Acknowledge that change feels uncomfortable: "Sharing power and decision-making feels uncertain. But research shows diverse teams make better decisions and serve our mission better. Let's work through the discomfort together."

The goal isn't everyone being enthusiastic about DEI. It's that everyone understands you're serious about it and it's not optional.

Frequently Asked Questions

Is implicit bias training worth doing?

Research suggests standard implicit bias training (the kind that just teaches about bias) is minimally effective at changing behavior. However, targeted training on specific behaviors (how to avoid interrupting, how to recognize and interrupt microaggressions) combined with systems change can work. The key is specificity and connection to real change. If you're going to do training, make it behavioral, focused, and ongoing—not a one-time general exposure to concepts.

What if people refuse to attend training?

Make training non-negotiable. It's part of employment, like any other professional development.
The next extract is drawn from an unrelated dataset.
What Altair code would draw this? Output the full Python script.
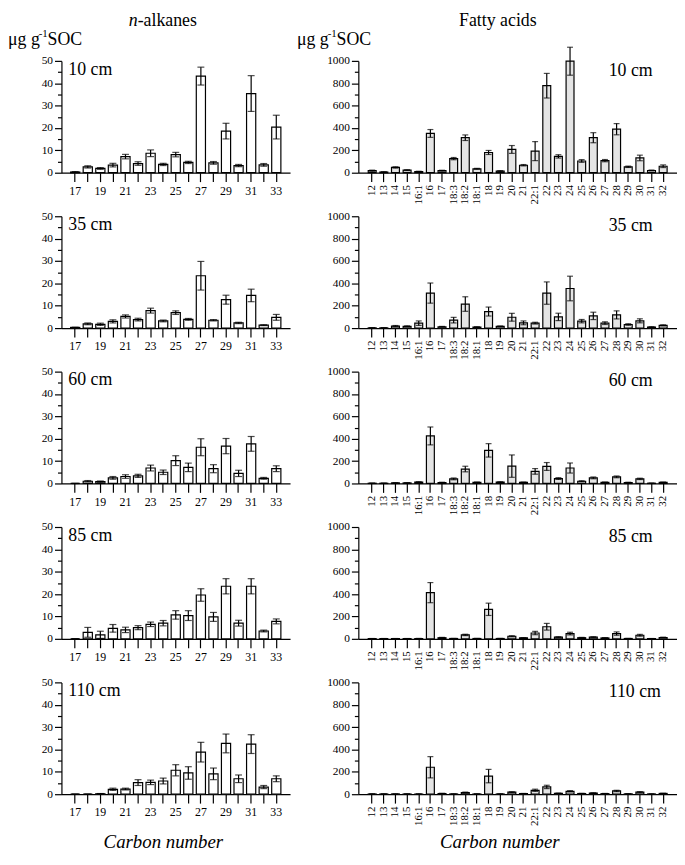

However, design it so people see the value (it's connected to real changes in your organization), not as compliance or punishment. If someone's resistant, address that separately. "I notice you're resistant to DEI work. Let's talk about what concerns you." Often resistance is about discomfort with change—acknowledge that, but maintain expectations.

Should we hire an external trainer or do it internally?

External trainers bring fresh perspective and credibility. Internal leaders doing training can feel more authentic and connected to organizational change. Ideally: external trainers for initial strategy and skill-building, then internal leaders (trained by external consultants) for ongoing implementation. This builds internal capacity while providing external credibility. If budget is limited, internal is better than nothing, especially if the person doing training is genuinely committed to the work.

How often should we do training?

One-time training is largely ineffective. Build DEI into ongoing professional development. This might be quarterly all-hands discussion on specific topics, annual refresher, or monthly lunch-and-learns. New staff should have DEI orientation as part of onboarding. The goal is that inclusion and equity are ongoing organizational conversation, not a one-time box to check.

Can anti-bias training backfire?

Yes. Research shows that training labeling people as "biased" can increase defensiveness and actually reinforce stereotypes. This is why approach matters. Training that shame or blame people is counterproductive. Training that helps people see bias as a system problem they can address together is more effective. Frame training as building skills for inclusion, not fixing broken people.

Anti-bias training can be part of organizational culture change, but only if combined with systems change. Behavior change happens when decision-making is structured, teams are diverse, accountability is clear, and training is specific and ongoing. That combination creates real inclusion.